There has been one example, already: the Internet. Microsoft viewed it as a technology and won the browser wars. But countless others including Google, Yahoo, Amazon, eBay, and more recent entrants like MySpace, YouTube, and Facebook et al understood that the Internet was a way of life and that this was more important than technology. Despite spending a fortune, MSFT has made little progress there. Worse, the Internet "way of life" has cut Microsoft largely out of the implementation, tools, and platform side of things on the Internet. Java, PHP, Ruby, Python, mySQL, Linux, AJAX, Flex, and Flash are the names that spring to mind.
MSFT is a great company (I'm a shareholder), but Innovator's Dilemma will kill you in cases like this.
Posted by: Bob Warfield | July 27, 2007 at 12:02 PM
Bob, you are right, SaaS and the perpetual license model mix like oil and water. It is nearly impossible to sell the same product under both models.
However, I think Microsoft will be successful for precisely this reason. Windows, Office, Sharepoint, and other client/server products will continue to be sold in the traditional way.

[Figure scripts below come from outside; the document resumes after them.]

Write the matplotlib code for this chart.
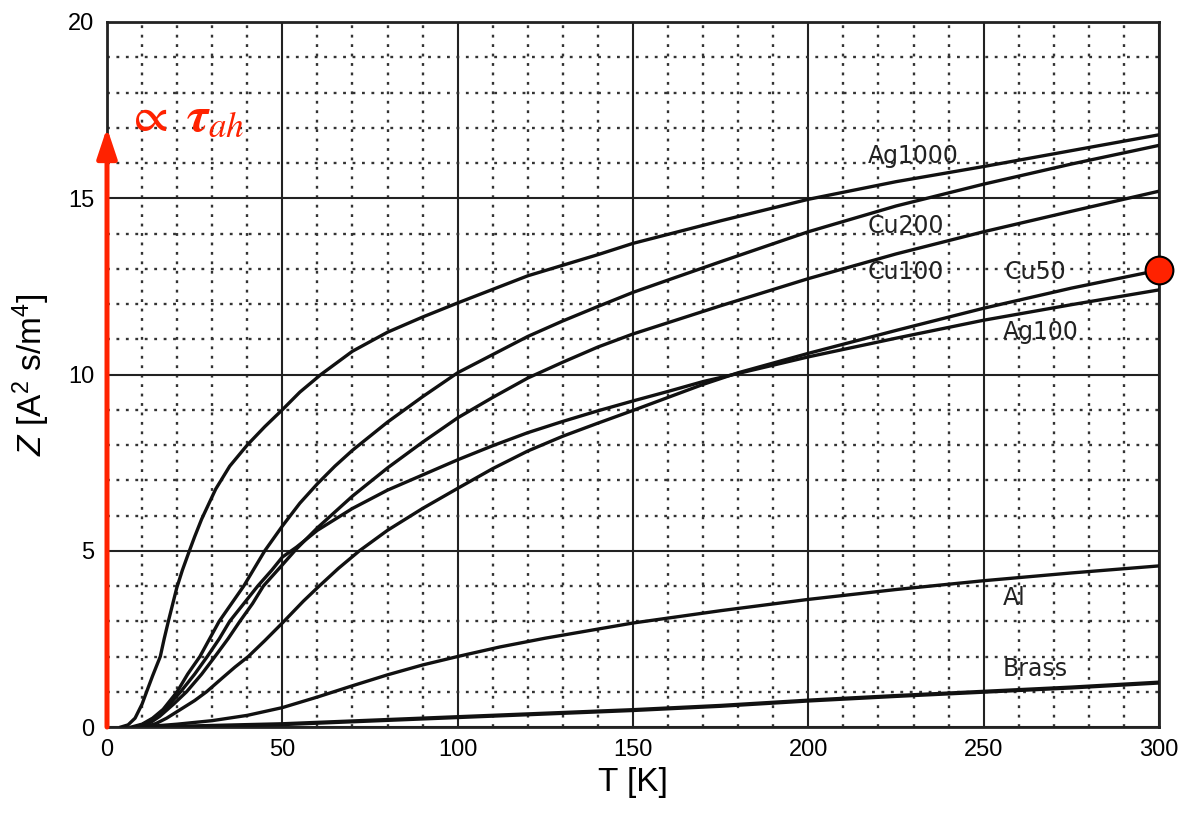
import numpy as np
import matplotlib
matplotlib.use("Agg")
import matplotlib.pyplot as plt
from matplotlib.patches import FancyArrowPatch

plt.rcParams['font.family'] = ['Liberation Sans', 'DejaVu Sans']
plt.rcParams['mathtext.fontset'] = 'custom'
plt.rcParams['mathtext.rm'] = 'Liberation Sans'
plt.rcParams['mathtext.it'] = 'Liberation Sans:italic'

RED = '#ff2200'

# curves (T in K, Z in A^2 s/m^4)
ag1000_T = [4, 6, 8, 10, 11.3, 13, 15.2, 16.3, 17.5, 19.9, 21.5, 23.5, 25, 27, 31, 35, 40, 45,
            50, 55, 61, 70, 80, 90, 100, 120, 140, 150, 175, 200, 225, 250, 275, 300]
ag1000_Z = [0, 0.06, 0.25, 0.65, 1.0, 1.45, 2.0, 2.5, 3.0, 3.95, 4.45, 5.0, 5.4, 5.9, 6.75,
            7.4, 8.0, 8.52, 9.0, 9.5, 10.0, 10.66, 11.2, 11.63, 12.03, 12.8, 13.4, 13.72,
            14.36, 14.97, 15.47, 15.9, 16.35, 16.8]

cu200_T = [7, 10, 13, 16, 20, 23, 26.5, 32, 39, 45, 50, 55, 60, 65, 70, 80, 90, 100, 120,
           130, 140, 150, 160, 175, 200, 225, 250, 275, 300]
cu200_Z = [0, 0.08, 0.25, 0.5, 1.0, 1.5, 2.0, 3.0, 4.0, 5.0, 5.7, 6.35, 6.9, 7.4, 7.85, 8.65,
           9.37, 10.05, 11.08, 11.52, 11.93, 12.33, 12.68, 13.2, 14.05, 14.78, 15.4, 15.97,
           16.5]

cu100_T = [9, 12, 15, 19, 22.7, 27, 30.8, 34.5, 37.9, 41.5, 44.6, 50, 54, 60, 70, 80, 90, 100,
           110, 120, 130, 140, 150, 160, 175, 200, 225, 250, 275, 300]
cu100_Z = [0, 0.1, 0.3, 0.65, 1.0, 1.5, 2.0, 2.5, 3.0, 3.5, 4.0, 4.6, 5.05, 5.65, 6.55, 7.35,
           8.08, 8.77, 9.35, 9.9, 10.35, 10.78, 11.15, 11.47, 11.95, 12.72, 13.42, 14.05,
           14.63, 15.2]

cu50_T = [11, 14, 17, 21, 25, 28.4, 33, 36.5, 40.3, 45, 50, 56, 60, 66, 72, 80, 90, 100, 110,
          120, 130, 140, 150, 160, 170, 180, 200, 225, 250, 275, 300]
cu50_Z = [0, 0.1, 0.25, 0.5, 0.75, 1.0, 1.4, 1.7, 2.0, 2.45, 2.95, 3.57, 3.95, 4.5, 5.0, 5.58,
          6.2, 6.77, 7.33, 7.83, 8.25, 8.62, 8.98, 9.35, 9.72, 10.05, 10.6, 11.25, 11.88,
          12.45, 12.96]

ag100_T = [8, 11, 14, 17, 21, 25, 28.6, 32, 35, 39, 43, 47, 50, 54, 60, 70, 80, 90, 100, 110,
           120, 130, 140, 150, 160, 170, 180, 200, 225, 250, 275, 300]
ag100_Z = [0, 0.1, 0.3, 0.55, 1.0, 1.5, 2.0, 2.5, 3.0, 3.5, 4.0, 4.45, 4.82, 5.1, 5.58, 6.2,
           6.72, 7.15, 7.58, 7.98, 8.35, 8.67, 8.97, 9.25, 9.52, 9.8, 10.03, 10.5, 11.03,
           11.54, 11.98, 12.4]

al_T = [10, 15, 20, 30, 40, 50, 60, 70, 80, 90, 100, 112, 125, 150, 175, 200, 225, 250, 275,
        300]
al_Z = [0, 0.04, 0.08, 0.18, 0.33, 0.55, 0.85, 1.17, 1.48, 1.76, 2.0, 2.27, 2.52, 2.95, 3.3,
        3.62, 3.9, 4.15, 4.37, 4.57]

brass_T = [15, 25, 50, 75, 100, 125, 150, 175, 200, 225, 250, 275, 300]
brass_Z = [0, 0.02, 0.08, 0.18, 0.28, 0.38, 0.48, 0.6, 0.75, 0.88, 1.0, 1.12, 1.26]

# curve labels: (text, T, Z)
labels = [("Ag1000", 217, 16.2), ("Cu200", 217, 14.2), ("Cu100", 217, 12.9),
          ("Cu50", 256, 12.9), ("Ag100", 255.5, 11.2), ("Al", 255.5, 3.65),
          ("Brass", 255.5, 1.65)]

x_ticks = [0, 50, 100, 150, 200, 250, 300]
y_ticks = [0, 5, 10, 15, 20]

fig = plt.figure(figsize=(11.95, 8.14), dpi=100)
ax = fig.add_axes([107 / 1195, 87 / 814, 1052 / 1195, 705 / 814])

ax.set_xlim(0, 300)
ax.set_ylim(0, 20)
ax.set_xticks(x_ticks)
ax.set_yticks(y_ticks)
ax.set_xticks(np.arange(0, 301, 10), minor=True)
ax.set_yticks(np.arange(0, 21, 1), minor=True)
ax.tick_params(which='both', length=0)
ax.tick_params(axis='x', labelsize=17, pad=9)
ax.tick_params(axis='y', labelsize=17, pad=9)

ax.grid(which='major', color='#222222', lw=1.5, ls='-', zorder=1)
ax.grid(which='minor', color='#333333', lw=1.7, ls=(0, (1.2, 2.8)), zorder=1)
for sp in ax.spines.values():
    sp.set_linewidth(2)
    sp.set_color('#222222')

curves = [(ag1000_T, ag1000_Z), (cu200_T, cu200_Z), (cu100_T, cu100_Z),
          (cu50_T, cu50_Z), (ag100_T, ag100_Z), (al_T, al_Z)]
for t, z in curves:
    ax.plot(t, z, color='#111111', lw=2.4, solid_joinstyle='round', zorder=3)
ax.plot(brass_T, brass_Z, color='#111111', lw=3.0, solid_joinstyle='round', zorder=3)

for txt, t, z in labels:
    ax.text(t, z, txt, fontsize=17, family='DejaVu Sans', color='#222222',
            ha='left', va='center', zorder=4)

ax.set_xlabel("T [K]", fontsize=24, labelpad=4)
ax.set_ylabel(r"$Z$ [A$^2$ s/m$^4$]", fontsize=24, labelpad=12)

# red arrow along the Z axis and marked point
arrow = FancyArrowPatch((0, 0), (0, 17.0), arrowstyle='-|>,head_length=0.9,head_width=0.3',
                        mutation_scale=20, color=RED, lw=3.6, clip_on=False, zorder=5,
                        shrinkA=0, shrinkB=0)
ax.add_patch(arrow)
ax.text(5.3, 17.3, r'$\propto\ \boldsymbol{\tau}_{ah}$', color=RED, fontsize=36,
        math_fontfamily='stix', ha='left', va='center', zorder=5)
ax.plot([300], [12.96], 'o', ms=20, mfc=RED, mec='black', mew=1.5, clip_on=False, zorder=6)

fig.savefig("out.png", dpi=100)
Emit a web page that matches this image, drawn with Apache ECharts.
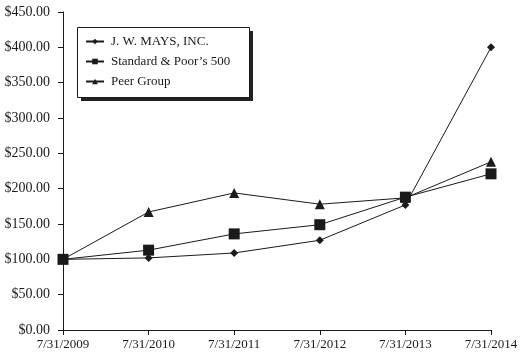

The new Windows Live, Office Live, and other new hosted apps will be sold on a subscription or advertising supported basis. No overlap or mixing of models.
The functionality of the new "services" supports the "software". They will not overlap significantly. Instead they will seamlessly integrate and add value. That is the strategy. If we fail to do that, and the "services" do overlap with the "software" then you are right, there will surely be a problem.
The "Service" in SaaS (Software as a Service) is not inteded to be professional services. If SaaS is designed and architected with end user customization built in, then there should be no need for lots of professional services. Again, if we fail to deliver customizable "services" there will be a big problem.
Thanks for your insightful comment. You rightly point out the risks and potential issues. Hopefully we are smart enough to manage around them.
Posted by: Don Dodge | July 27, 2007 at 01:48 PM
I think this new strategic focus has the potential for tremendous success. So far, however, in its implementation I believe that Microsoft has been playing catch-up and missing opportunities to innovate.
It seems to me that the company is overpaying for acquisitions in an effort to chase Google in Internet advertising.
Regarding the Zune, which offered no compelling difference to the ipod at launch, it will take Microsoft a year from launch to release a flash based player, which Apple had years ago.
In order to succeed Microsoft needs some game changing products to support its strategy. In-game advertising is promising (pun intended).
I hope Microsoft doesn't miss the boat on advertising supported downloaded music. The revenue potential of this market is huge and conforms to the new strategic focus you describe.
Check out the Ad-Supported Music Central blog: http://ad-supported-music.blogspot.com/
Posted by: Marc Cohen | July 28, 2007 at 09:44 AM
MS places to much focus on enterprise customer while their competitors focus on internet users. Classic Innovator's Dilemma.